In order to give me a taste of multiplayer madness, as I practiced my shooting and my sprinting skills, my son set us up by ourselves in a location called Rust — a place in Afghanistan where there is an old oil installation. Sitting side by side and watching our characters on the split screen, we spawned out in Rust, and he began running circles around me. I could hear his feet going pad pad pad pad in the sand, and then the sound changed and became hollow as he ran onto a pipe. I would look around, trying to find him — and then I’d see that he was a few feet away, pointing his gun at my head. His character was an American soldier, I noticed. My character, which I saw when I looked at his split-screen image, was some bad jihadist with Arabic writing on my head scarf.
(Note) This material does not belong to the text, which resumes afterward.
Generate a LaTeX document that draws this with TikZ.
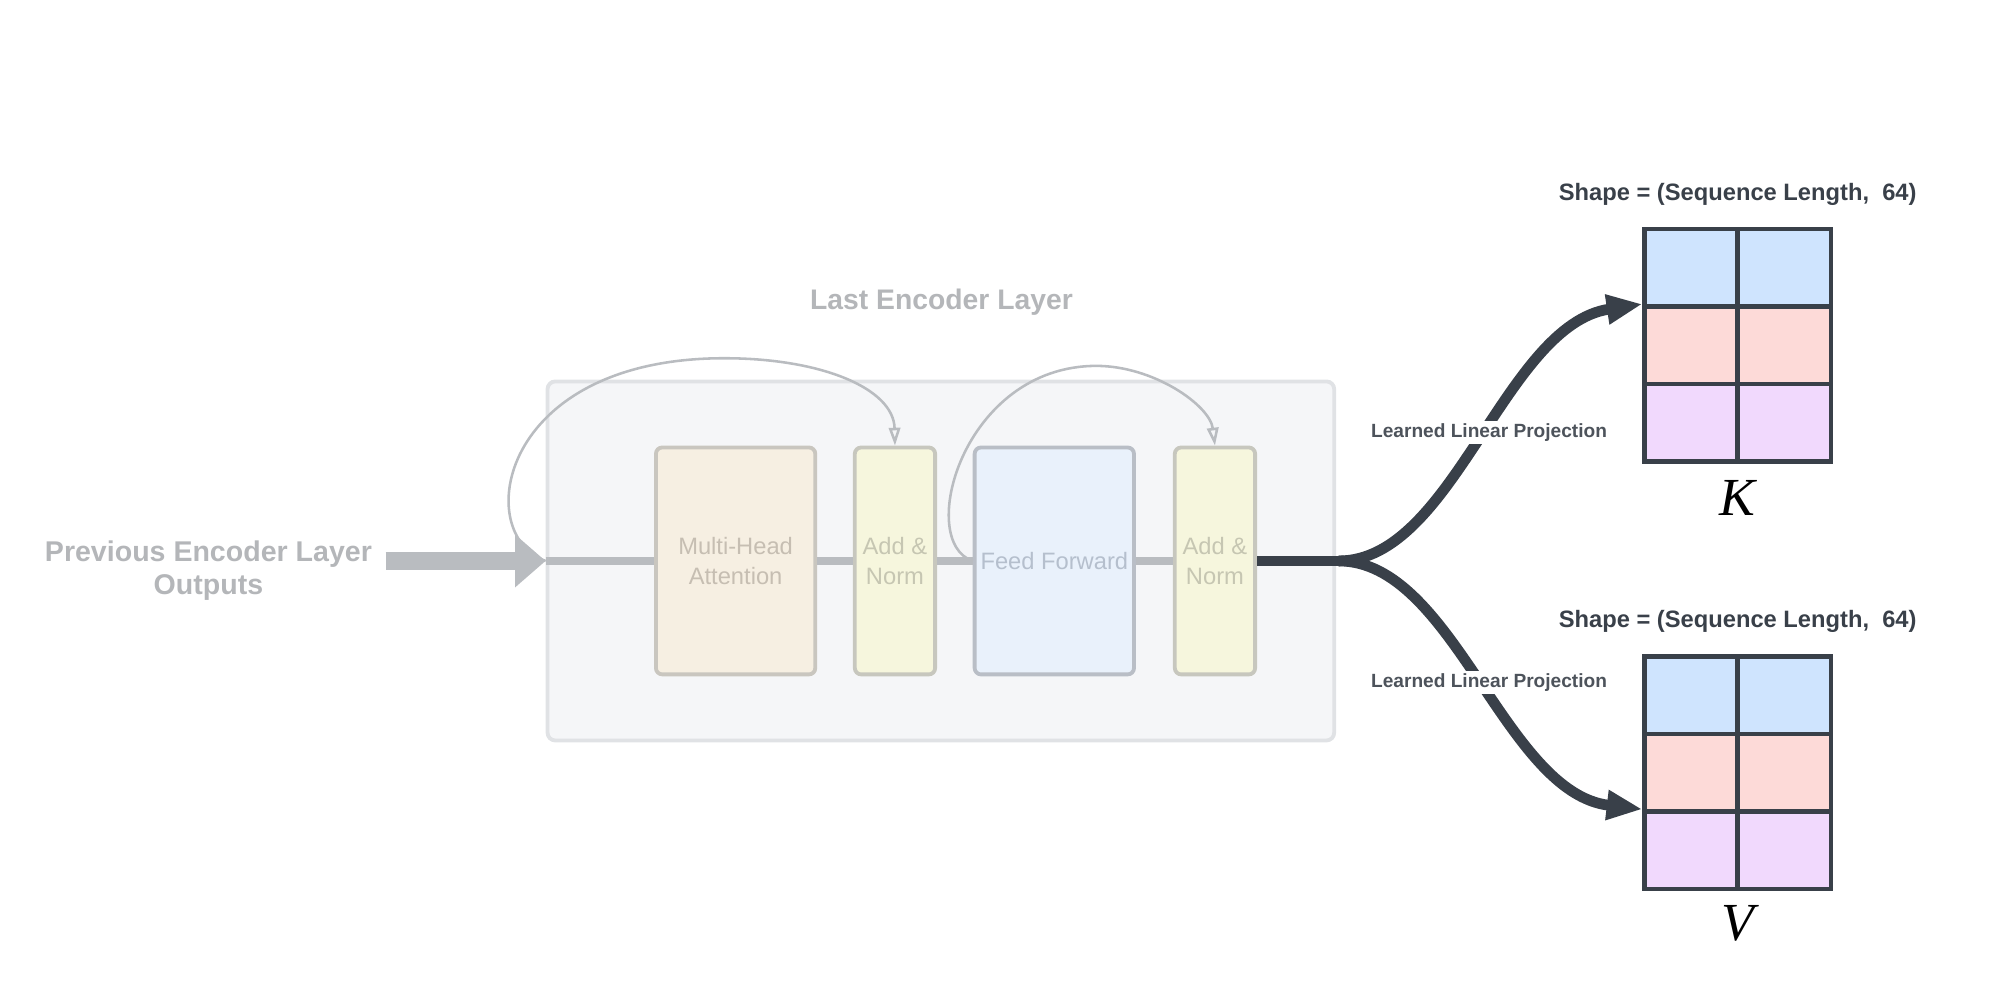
\documentclass[tikz,border=0pt]{standalone}
\usepackage{fontspec}
\setmainfont{Liberation Sans}
\newfontfamily\kvfont{Liberation Serif}
\usetikzlibrary{arrows.meta, positioning}

\definecolor{ink}{HTML}{394049}
\definecolor{faded}{HTML}{B4B6B9}
\definecolor{layerfill}{HTML}{F5F6F8}
\definecolor{layerdraw}{HTML}{E0E2E5}
\definecolor{attnfill}{HTML}{F6EFE2}
\definecolor{attndraw}{HTML}{C9C6BF}
\definecolor{attntext}{HTML}{C6BEB2}
\definecolor{normfill}{HTML}{F6F6DD}
\definecolor{normdraw}{HTML}{C7C7BE}
\definecolor{normtext}{HTML}{C6C6B2}
\definecolor{fffill}{HTML}{E9F1FB}
\definecolor{ffdraw}{HTML}{B9BEC6}
\definecolor{fftext}{HTML}{B5BFCD}
\definecolor{flow}{HTML}{B9BCC0}
\definecolor{cellblue}{HTML}{CFE4FE}
\definecolor{cellred}{HTML}{FDDAD8}
\definecolor{cellpurple}{HTML}{F1D9FD}

\begin{document}
\begin{tikzpicture}[x=0.5pt,y=-0.5pt,node distance=14pt,
  block/.style={draw, line width=1.5pt, rounded corners=2.5pt, minimum height=89pt,
    inner sep=0pt, align=center, font=\fontsize{9.3}{11.5}\selectfont},
  cell/.style={draw=ink, line width=1.75pt, minimum width=36.5pt, minimum height=30.5pt, inner sep=0pt},
  skip/.style={draw=flow, line width=1pt, -{Triangle[open, length=7pt, width=4.5pt]}},
  proj/.style={draw=ink, line width=4.2pt, -{Triangle[length=14pt, width=11pt]}},
  projlabel/.style={fill=white, inner sep=1pt, text=ink!90, font=\bfseries\fontsize{7.5}{9}\selectfont},
  shapelabel/.style={text=ink, font=\bfseries\fontsize{9.3}{11}\selectfont}]
  \useasboundingbox (0,0) rectangle (1568,780);

  % encoder layer
  \node[draw=layerdraw, fill=layerfill, line width=1.5pt, rounded corners=3pt,
    minimum width=308.5pt, minimum height=140.8pt] (layer) at (738,440) {};
  \node[text=faded, font=\bfseries\fontsize{11.1}{13}\selectfont, anchor=base] (title) at (738.5,242.5) {Last Encoder Layer};

  \node[block, fill=attnfill, draw=attndraw, text=attntext, minimum width=62.5pt] (mha) at (577,440) {Multi-Head\\Attention};
  \node[block, fill=normfill, draw=normdraw, text=normtext, minimum width=31.5pt] (an1) [right=of mha] {Add \&\\Norm};
  \node[block, fill=fffill, draw=ffdraw, text=fftext, minimum width=62.5pt] (ff) [right=of an1] {Feed Forward};
  \node[block, fill=normfill, draw=normdraw, text=normtext, minimum width=31.5pt] (an2) [right=14.5pt of ff] {Add \&\\Norm};

  \node[text=faded, align=center, font=\bfseries\fontsize{11.2}{13}\selectfont] (prev) at (163.5,447.5) {Previous Encoder Layer\\Outputs};
  \coordinate (in) at (302.5,440);
  \coordinate (fork) at (1050,440);

  % K and V grids
  \foreach \r/\c in {1/cellblue, 2/cellred, 3/cellpurple} {
    \node[cell, fill=\c] (k\r1) at (1326.5,{210+60.75*(\r-1)}) {};
    \node[cell, fill=\c] (k\r2) at (1399.5,{210+60.75*(\r-1)}) {};
    \node[cell, fill=\c] (v\r1) at (1326.5,{545.5+60.75*(\r-1)}) {};
    \node[cell, fill=\c] (v\r2) at (1399.5,{545.5+60.75*(\r-1)}) {};
  }
  \node[shapelabel, anchor=base] (kshape) at (1363,157) {Shape = (Sequence Length,\ \ 64)};
  \node[shapelabel, anchor=base] (vshape) at (1363,492.5) {Shape = (Sequence Length,\ \ 64)};
  \node[anchor=base, font=\kvfont\itshape\fontsize{21}{24}\selectfont] (klabel) at (1363,404) {K};
  \node[anchor=base, font=\kvfont\itshape\fontsize{21}{24}\selectfont] (vlabel) at (1363,738) {V};

  % flow through the layer
  \draw[flow, line width=7.2pt, -{Triangle[length=12pt, width=20pt]}] (in) -- (layer.west);
  \draw[flow, line width=3.2pt] (layer.west) -- (mha.west) (mha.east) -- (an1.west)
    (an1.east) -- (ff.west) (ff.east) -- (an2.west);
  \draw[skip] (layer.west) .. controls (370,420) and (390,281) .. (568,281)
    .. controls (645,281) and (701,305) .. (an1.north);
  \draw[skip] (ff.west) .. controls (718,425) and (755,287) .. (860,287)
    .. controls (905,287) and (949,318) .. (an2.north);

  % projections
  \draw[ink, line width=4.2pt] (an2.east) -- (fork);
  \draw[proj] (fork) .. controls (1140,440) and (1180,255) .. (k21.north west);
  \draw[proj] (fork) .. controls (1140,440) and (1180,622) .. (v31.north west);
  \node[projlabel, anchor=base] (kproj) at (1168,343) {Learned Linear Projection};
  \node[projlabel, anchor=base] (vproj) at (1168,539.5) {Learned Linear Projection};
\end{tikzpicture}
\end{document}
We were very considerate of each other in the beginning. My son could have shot me many times, but he didn’t. “Go ahead!” I said. “No, Dad,” he said, “I’m not going to shoot you.” He followed me around, waiting for me to take some shots. We carried on this peculiar chivalry for fifteen minutes, sometimes using riot shields, whose glass cracks realistically under repeated fire. Finally I wounded him, and he stabbed me, and we relaxed and began shooting and sniping and running and laughing, just as he did with his friends via inter-couchal headsets. We switched to another map, Afghan, which has as its centerpiece a C-130 transport plane that has crashed somewhere in the mountains of Afghanistan. There were thick-budded poppies growing in the sun, with PVC irrigation pipes over them. Again I heard my son’s sprinting footsteps — he had a multiplayer perk that allowed him to run forever without tiring. He knew a way to get up on the fuselage — I could hear him running down the metallic skin — and onto the tail, and from there up onto a high cliff. I’d spray bullets in a semicircle, and then there would be a single quick sniper shot and I’d be dead. Then he’d apologize. “Sorry, Dad, I didn’t mean to kill, only to maim.” I died often enough that I received a temporary health boost called a “painkiller deathstreak.” By the end, I’d improved — so he said — and I’d machine-gunned him a few times. We went off to dinner full of weird camaraderie.